Fred Hiatt's Washington Post Editorial Board, in a move that could surprise no one who is familiar with its Bush loving ways, urged the confirmation of Judge Samuel Alito the other day. What was particularly funny and indicative of just how in the tank Hiatt and Co. are was their straight from the GOP talking points invocation of
Alito's "judicial modesty":
Humility is called for when predicting how a Supreme Court nominee will vote on key issues, or even what those issues will be, given how people and issues evolve. But it's fair to guess that Judge Alito will favor a judiciary that exercises restraint and does not substitute its judgment for that of the political branches in areas of their competence. That's not all bad. The Supreme Court sports a great range of ideological diversity but less disagreement about the scope of proper judicial power. The institutional self-discipline and modesty that both Judge Alito and Chief Justice Roberts profess could do the court good if taken seriously and applied apolitically.

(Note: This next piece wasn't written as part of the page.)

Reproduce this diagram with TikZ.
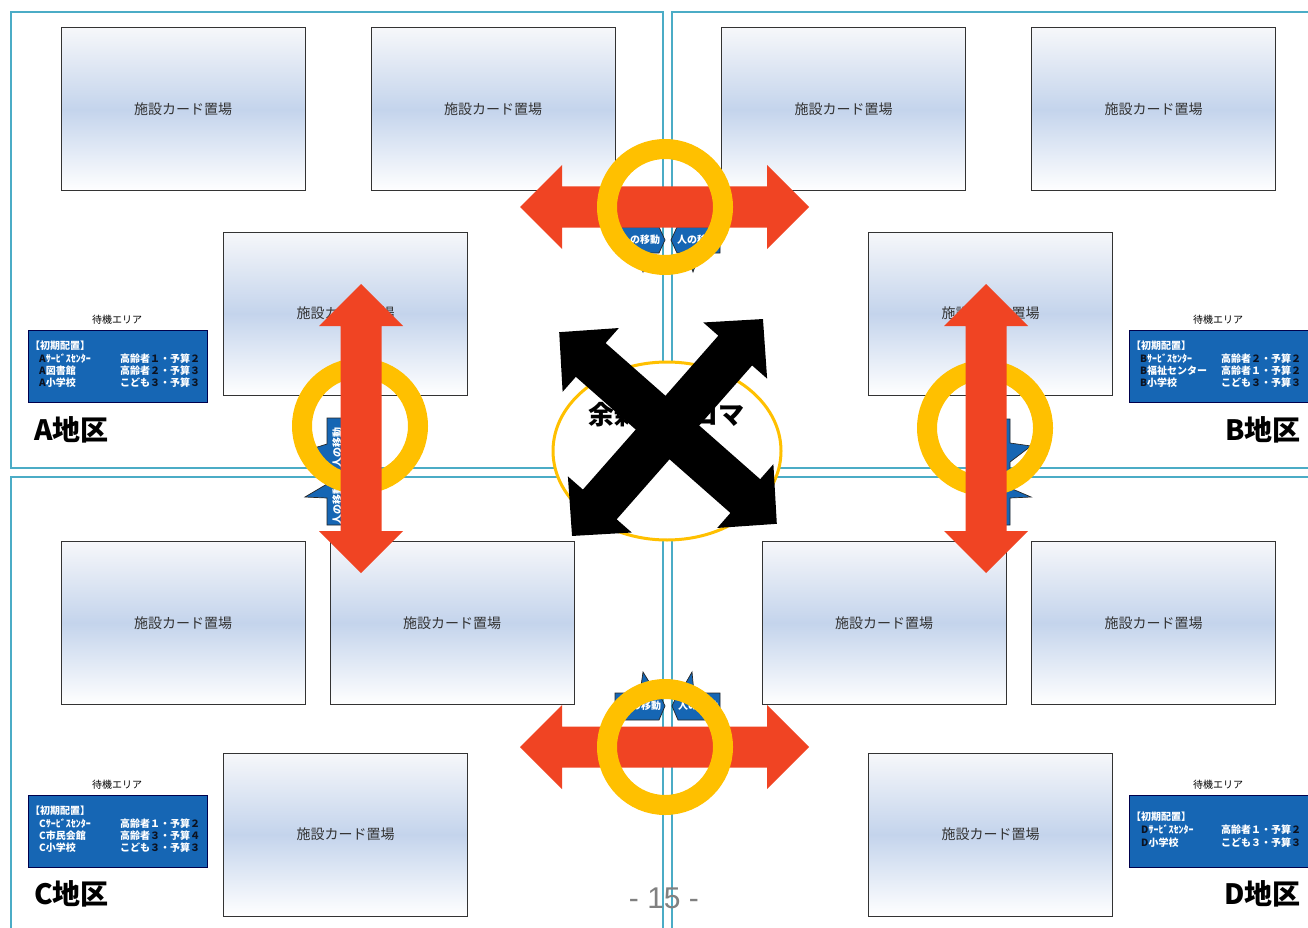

One can only laugh at this. Surely Hiatt and Co. do not believe this of Alito. Roberts has no record so you can plausibly believe anything you want about him. Not so Alito who has a record of judicial activism that is undeniable. I wrote a few weeks ago:
I adhere to the view that all judges (and lawyers) are Legal Realists at heart -- we can all, generally speaking, justify a legal point of view. My point is that we do so to justify our desired result. And Alito is no different. That is why the results he has advocated are important for more than examining potential policy results; they also help to reveal his judicial philosophy. I am going to examine two of his opinions - his dissents in United States v. Rybar (the machine gun case) and in Planned Parenthood v. Casey (the abortion case) to illustrate Alito's selective adherence to "precedent" to achieve the result he desired in both of those cases. In Rybar, he rationalizes that U.S. v Lopez dictates the result. In Casey, he ignores an on point Supreme Court precedent to achieve the result he wants. I will also posit what I believe these two decisions demonstrate regarding Alito's judicial philosophy.
Today Ruth Marcus, who is on the Hiatt and Co. team, writes a column that shreds the empty GOP talking points that Hiatt chose to publish:
For even the most responsible, well-intentioned judge, respectful of precedent and -- to use the adjective du jour -- modest in his conception of the judicial role, is called on to make, well, judgment calls, filling gaps in legislation or interpreting capacious constitutional phrases. The higher up the judicial ladder, the harder the cases -- and the more important the judge's underlying worldview, judicial philosophy and constitutional vision. There is, in short, a soul inside every judicial machine.
Justice Benjamin Cardozo, lecturing on the judicial role in 1921, described the inescapable, hidden forces tugging at judges -- "inherited instincts, traditional beliefs, acquired opinions" -- forces, that, he said, produced "an outlook on life, a conception of social needs . . . which, when reasons are nicely balanced, must determine where choice shall fall."
. . . In a provocative essay in the November 2005 Harvard Law Review, Richard Posner, a federal appeals court judge appointed by Ronald Reagan, makes an even more unvarnished version of that argument. Much of the high court's constitutional decision making, Posner asserts, is inherently political.
As much as a court "is supposed to be tethered to authoritative texts," Posner writes, the Supreme Court often finds itself facing issues to which "the constitutional text and history, and the pronouncements in past opinions, do not speak clearly." It is in that "broad open area where the conventional legal materials of decision run out, and the Justices, deprived of those crutches, have to make a discretionary call."
Marcus' closing paragraph is dripping with irony in light of the vacuous editorial published by Hiatt and Co.:
What has been so disappointing about the nominees' testimony is their unwillingness to engage in this discussion in an honest, meaningful way. What has been so maddening about the questioning is the senators' inability to penetrate their platitudes or robotic restatements of the law. Because thinking hard isn't enough -- for a silly old bear or a smart new justice.
Ms. Marcus may consider asking her Editorial Board colleagues how they discerned Alito's worthiness and um, "modesty" so easily before being so dismissive of the senators' "platitudes." It is rather maddening.